My counter is that technical intent, in the way he is describing it, only exists because we needed to translate human intent into machine language. You can still think deeply about problems without needed to formulate them as domain driven abstractions in code. You could mind map it, or journal about it, or put post-it notes all over the wall. Creating object oriented abstractions isn't magic.
It’s similar to how doing math in natural language without math notation is cumbersome and error-prone.
Using a formal language also help to enter in a kind of flow. And then details you did not think about before using the formal language may appear. Everything cannot be prompted, just like Alex Honnold prepared his climbing of El Capitan very carefully but it's only when he was on the rock that he took the real decisions. Same for Lindbergh when he crossed the Atlantic. The map is not the territory.
If you are thinking through deterministic code, you are thinking through the manipulation of bits in hardware. You are just doing it in a language which is easier for humans to understand.
There is a direct mapping of intent.
Reading the Hacker News comments, I kept thinking that programming is fundamentally about building mental models, and that the market, in the end, buys my mental model.
If we start from human intent, the chain might look something like this:
human intent -> problem model -> abstraction -> language expression -> compilation -> change in hadrware
But abstraction and language expression are themselves subdivided into many layers. How much of those layers a programmer can afford not to know has a direct effect on that programmer’s position in the market. People often think of abstraction as something clean, but in reality it is incomplete and contextual. In theory it is always clean; in practice it is always breaking down.
Depending on which layer you live in, even when using the same programming language, the form of expression can become radically different. From that point of view, people casually bundle everything together and call it “abstraction” or “intent,” but in reality there is a gap between intent and abstraction, and another gap between abstraction and language expression. Those subtle friction points are not fully reducible.
Seen from that perspective, even if you write a very clear specification, there will always be something that does not reduce neatly. And perhaps the real difference between LLMs and humans lies in how they deal with that residue.
Martin frames the issue in a way that suggests LLM abstractions are bad, but I do not fully agree. As someone from a third-world country in Asia, I have seen a great deal of bad abstraction written in my own language and environment. In that sense, I often feel that LLM-generated code is actually much better than the average abstractions produced by my Asian peers. At the same time, when I look at really good programming from strong Western engineers, I find myself asking again what a good abstraction actually is.

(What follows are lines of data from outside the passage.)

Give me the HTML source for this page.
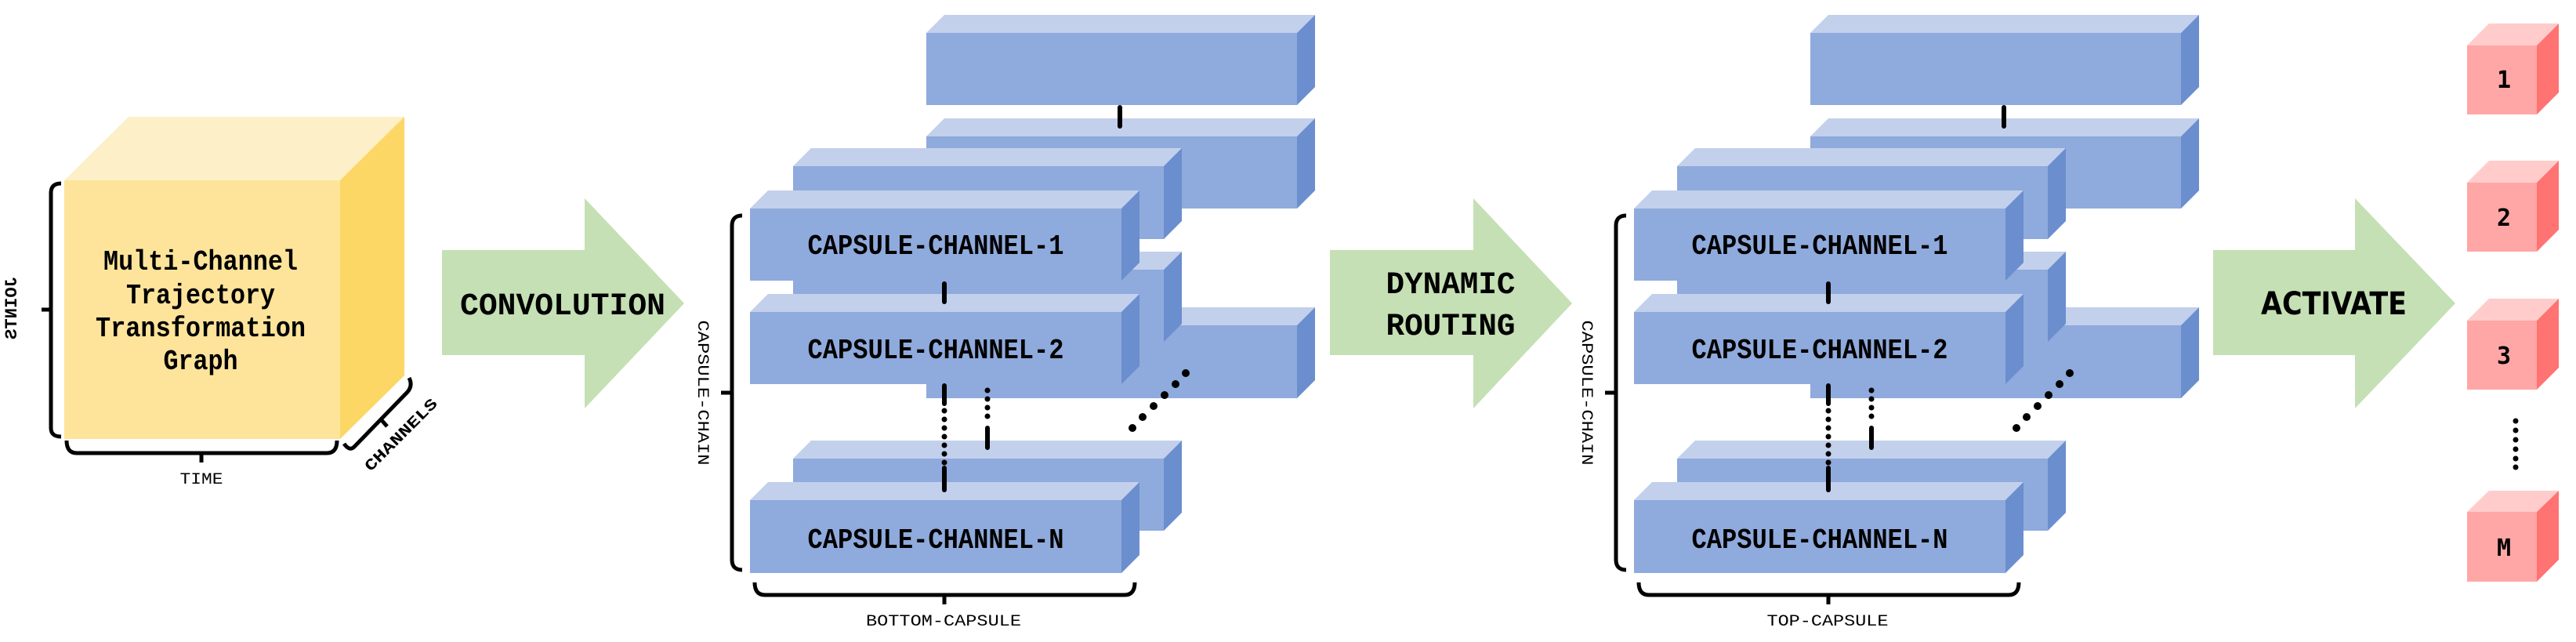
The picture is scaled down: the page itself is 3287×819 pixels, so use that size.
<!DOCTYPE html>
<html><head><meta charset="utf-8"><style>html,body{margin:0;padding:0;background:#fff}svg{display:block}</style></head>
<body>
<svg width="3287" height="819" viewBox="0 0 3287 819" xmlns="http://www.w3.org/2000/svg" font-family="Liberation Mono, DejaVu Sans Mono, monospace" font-weight="bold">
<!-- Yellow cube -->
<polygon points="82,230 164,149 516,149 434,230" fill="#fdf0c8"/>
<polygon points="434,230 516,149 516,479 434,560" fill="#fcd766"/>
<rect x="82" y="230" width="352" height="330" fill="#fde49a"/>
<g font-size="36" text-anchor="middle">
<text x="256" y="344" textLength="248" lengthAdjust="spacingAndGlyphs">Multi-Channel</text>
<text x="256" y="387" textLength="190" lengthAdjust="spacingAndGlyphs">Trajectory</text>
<text x="256" y="429" textLength="268" lengthAdjust="spacingAndGlyphs">Transformation</text>
<text x="256" y="471" textLength="95" lengthAdjust="spacingAndGlyphs">Graph</text>
</g>
<g fill="none" stroke="#000" stroke-width="5">
<path d="M78,234 Q65,234 65,246 L65,546 Q65,557 78,557"/>
<path d="M65,395 L53,395"/>
<path d="M85,562 Q85,578 98,578 L417,578 Q430,578 430,562"/>
<path d="M257,578 L257,590"/>
<path d="M439,566 Q446,576 452,570 L520,500 Q527,492 522,482"/>
<path d="M486,535 L494,544"/>
</g>
<g font-size="20" font-weight="normal" text-anchor="middle">
<text x="0" y="0" font-weight="bold" font-size="22" transform="translate(21,393) rotate(90) scale(1,-1)" textLength="80" lengthAdjust="spacingAndGlyphs">JOINTS</text>
<text x="257" y="617" textLength="55" lengthAdjust="spacingAndGlyphs">TIME</text>
<text x="0" y="0" font-weight="bold" transform="translate(516,559) rotate(-45)" textLength="122" lengthAdjust="spacingAndGlyphs">CHANNELS</text>
</g>
<!-- Arrows -->
<g fill="#c5e0b4">
<polygon points="564,319 746,319 746,253 873,387 746,521 746,453 564,453"/>
<polygon points="1697,319 1880,319 1880,253 2006,387 1880,521 1880,453 1697,453"/>
<polygon points="2824,319 3005,319 3005,253 3133,387 3005,521 3005,453 2824,453"/>
</g>
<g font-size="40" text-anchor="middle">
<text x="718" y="401" textLength="262" lengthAdjust="spacingAndGlyphs">CONVOLUTION</text>
<text x="1851" y="374" textLength="165" lengthAdjust="spacingAndGlyphs">DYNAMIC</text>
<text x="1851" y="427" textLength="165" lengthAdjust="spacingAndGlyphs">ROUTING</text>
<text x="2978" y="401" textLength="186" lengthAdjust="spacingAndGlyphs" font-family="DejaVu Sans, Liberation Sans, sans-serif">ACTIVATE</text>
</g>
<!-- Capsule groups -->
<g id="grp">
<g>
<polygon points="1182,42 1205,19 1678,19 1655,42" fill="#c3d0ec"/><polygon points="1655,42 1678,19 1678,111 1655,134" fill="#6b8ece"/><rect x="1182" y="42" width="473" height="92" fill="#8faadc"/>
<polygon points="1182,174 1205,151 1678,151 1655,174" fill="#c3d0ec"/><polygon points="1655,174 1678,151 1678,243 1655,266" fill="#6b8ece"/><rect x="1182" y="174" width="473" height="92" fill="#8faadc"/>
<polygon points="1182,415 1205,392 1678,392 1655,415" fill="#c3d0ec"/><polygon points="1655,415 1678,392 1678,485 1655,508" fill="#6b8ece"/><rect x="1182" y="415" width="473" height="93" fill="#8faadc"/>
<polygon points="1012,212 1035,189 1508,189 1485,212" fill="#c3d0ec"/><polygon points="1485,212 1508,189 1508,282 1485,305" fill="#6b8ece"/><rect x="1012" y="212" width="473" height="93" fill="#8faadc"/>
<polygon points="1012,344 1035,321 1508,321 1485,344" fill="#c3d0ec"/><polygon points="1485,344 1508,321 1508,413 1485,436" fill="#6b8ece"/><rect x="1012" y="344" width="473" height="92" fill="#8faadc"/>
<polygon points="1012,585 1035,562 1508,562 1485,585" fill="#c3d0ec"/><polygon points="1485,585 1508,562 1508,654 1485,677" fill="#6b8ece"/><rect x="1012" y="585" width="473" height="92" fill="#8faadc"/>
<polygon points="957,266 980,243 1454,243 1431,266" fill="#c3d0ec"/><polygon points="1431,266 1454,243 1454,335 1431,358" fill="#6b8ece"/><rect x="957" y="266" width="474" height="92" fill="#8faadc"/>
<polygon points="957,398 980,375 1454,375 1431,398" fill="#c3d0ec"/><polygon points="1431,398 1454,375 1454,467 1431,490" fill="#6b8ece"/><rect x="957" y="398" width="474" height="92" fill="#8faadc"/>
<polygon points="957,638 980,615 1454,615 1431,638" fill="#c3d0ec"/><polygon points="1431,638 1454,615 1454,708 1431,731" fill="#6b8ece"/><rect x="957" y="638" width="474" height="93" fill="#8faadc"/>
</g>
<g font-size="36" text-anchor="middle">
<text x="1194" y="324" textLength="327" lengthAdjust="spacingAndGlyphs">CAPSULE-CHANNEL-1</text>
<text x="1194" y="457" textLength="327" lengthAdjust="spacingAndGlyphs">CAPSULE-CHANNEL-2</text>
<text x="1194" y="699" textLength="327" lengthAdjust="spacingAndGlyphs">CAPSULE-CHANNEL-N</text>
</g>
<g stroke="#000" stroke-width="6" stroke-linecap="round" fill="none">
<path d="M1429,137 L1429,161"/>
<path d="M1205,362 L1205,385"/>
<path d="M1205,492 L1205,515"/>
<path d="M1205,597 L1205,625"/>
<path d="M1260,546 L1260,571"/>
</g>
<g fill="#000">
<circle cx="1205" cy="524" r="3.5"/><circle cx="1205" cy="535" r="3.5"/><circle cx="1205" cy="546" r="3.5"/><circle cx="1205" cy="557" r="3.5"/><circle cx="1205" cy="568" r="3.5"/><circle cx="1205" cy="579" r="3.5"/><circle cx="1205" cy="590" r="3.5"/>
<circle cx="1260" cy="498" r="3.5"/><circle cx="1260" cy="509" r="3.5"/><circle cx="1260" cy="520" r="3.5"/><circle cx="1260" cy="531" r="3.5"/>
<circle cx="1445" cy="546" r="5"/><circle cx="1458" cy="532" r="5"/><circle cx="1472" cy="518" r="5"/><circle cx="1486" cy="504" r="5"/><circle cx="1500" cy="490" r="5"/><circle cx="1513" cy="476" r="5"/>
</g>
<g fill="none" stroke="#000" stroke-width="5">
<path d="M947,275 Q934,275 934,288 L934,714 Q934,727 947,727"/>
<path d="M934,501 L920,501"/>
<path d="M963,743 Q963,759 976,759 L1435,759 Q1448,759 1448,743"/>
<path d="M1205,759 L1205,771"/>
</g>
</g>
<g font-size="20" font-weight="normal" text-anchor="middle">
<text x="0" y="0" transform="translate(891,501) rotate(90)" textLength="185" lengthAdjust="spacingAndGlyphs">CAPSULE-CHAIN</text>
<text x="1204" y="798" textLength="198" lengthAdjust="spacingAndGlyphs">BOTTOM-CAPSULE</text>
<text x="0" y="0" transform="translate(2019,501) rotate(90)" textLength="185" lengthAdjust="spacingAndGlyphs">CAPSULE-CHAIN</text>
<text x="2332" y="798" textLength="155" lengthAdjust="spacingAndGlyphs">TOP-CAPSULE</text>
</g>
<use href="#grp" transform="translate(1128,0)"/>
<!-- Red boxes -->
<g>
<polygon points="3148,58 3176,30 3265,30 3237,58" fill="#ffcccb"/><polygon points="3237,58 3265,30 3265,118 3237,146" fill="#ff7373"/><rect x="3148" y="58" width="89" height="88" fill="#ffa7a6"/>
<polygon points="3148,233 3176,205 3265,205 3237,233" fill="#ffcccb"/><polygon points="3237,233 3265,205 3265,293 3237,321" fill="#ff7373"/><rect x="3148" y="233" width="89" height="88" fill="#ffa7a6"/>
<polygon points="3148,409 3176,381 3265,381 3237,409" fill="#ffcccb"/><polygon points="3237,409 3265,381 3265,469 3237,497" fill="#ff7373"/><rect x="3148" y="409" width="89" height="88" fill="#ffa7a6"/>
<polygon points="3148,653 3176,626 3265,626 3237,653" fill="#ffcccb"/><polygon points="3237,653 3265,626 3265,714 3237,742" fill="#ff7373"/><rect x="3148" y="653" width="89" height="89" fill="#ffa7a6"/>
</g>
<g font-size="30" text-anchor="middle" font-family="DejaVu Sans Mono, Liberation Mono, monospace">
<text x="3195" y="112">1</text>
<text x="3195" y="288">2</text>
<text x="3195" y="464">3</text>
<text x="3195" y="709">M</text>
</g>
<g fill="#000">
<circle cx="3210" cy="537" r="3.5"/><circle cx="3210" cy="549" r="3.5"/><circle cx="3210" cy="561" r="3.5"/><circle cx="3210" cy="573" r="3.5"/><circle cx="3210" cy="585" r="3.5"/><circle cx="3210" cy="596" r="3.5"/>
</g>
</svg>
</body></html>
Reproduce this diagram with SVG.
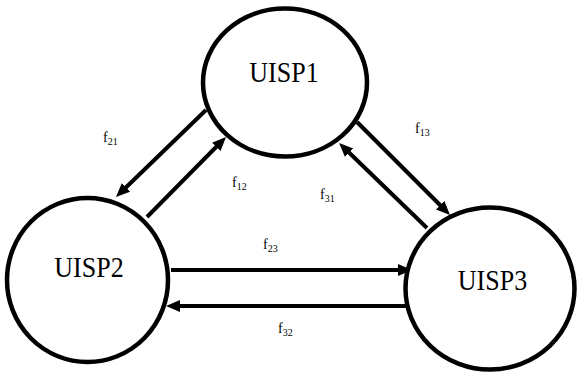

The essay talks about TDD and other methodologies, but personally I think TDD can become one of the worst methodologies when the abstraction itself is broken. If the abstraction is wrong, do the tests really mean anything? I have seen plenty of cases where people kept chasing green tests while gradually destroying the architecture. I have seen this especially in systems involving databases.
The biggest problem with methodology is that it always tends to become dogma, as if it were something that must be obeyed. SOLID principles, for example, do not always need to be followed, but in some organizations they become almost religious doctrine. In UI component design, enforcing LSP too rigidly can actually damage the diversity and flexibility of the UI. In the end, perhaps what we call intent is really the ability to remain flexible in context and search for the best possible solution within that context.
From that angle, intent begins to look a lot like the reward-function-based learning of LLMs.
I agree! You often see this realized when projects slowly migrate to using more and more ctypes code to try and back out of that pit.
In a previous job, a project was spun up using Python because it was easier and the performance requirements weren't understood at that time. A year or two later it had become a bottleneck for tapeout, and when it was rewritten most of the abstract architecture was thrown out with it, since it was all Pythonic in a way that required a different approach in C++
This lines up with YAGNI, but most people believe the opposite, often using YAGNI to justify NOT building the necessary abstractions.
I don't think what Fowler says here is in favor of saddling the early versions of your system with abstractions before you actually seen its use in practice, and its needs over time as requirements and conditions change.
From this "Laziness drives us to make the system as simple as possible (but no simpler!) — to develop the powerful abstractions that then allow us to do much more, much more easily." it's clear that when he talks of abstractions he means of very basic, and as simple as possible, building blocks. Like having core, orthogonal, principles in the system.
Not the kind of piling of software and pattern design abstractions e.g. the Java land in the past used to build.
And on Jess' comments on validating docs vs generating them... It's a traditional locking problem, with traditional solutions. And it's not as if the agent cannot read git, and realize when one thing is done first, in anticipation of the other by convention.
I'm quite senior: In fact, I have been a teammate of a couple of people mention in this article. I suspect that they'd not question my engineering standards. And yet I've no seen any of that kind of debt in my LLM workflows: if anything, by most traditional forms of evaluating software quality, the projects I work on are better than what they were 5, 10 years ago, using the same metrics as back then. And it's not magic or anything, but making sure there are agents running sharing those quality priorities. But I am getting work done, instead of spending time looking for attention in conferences.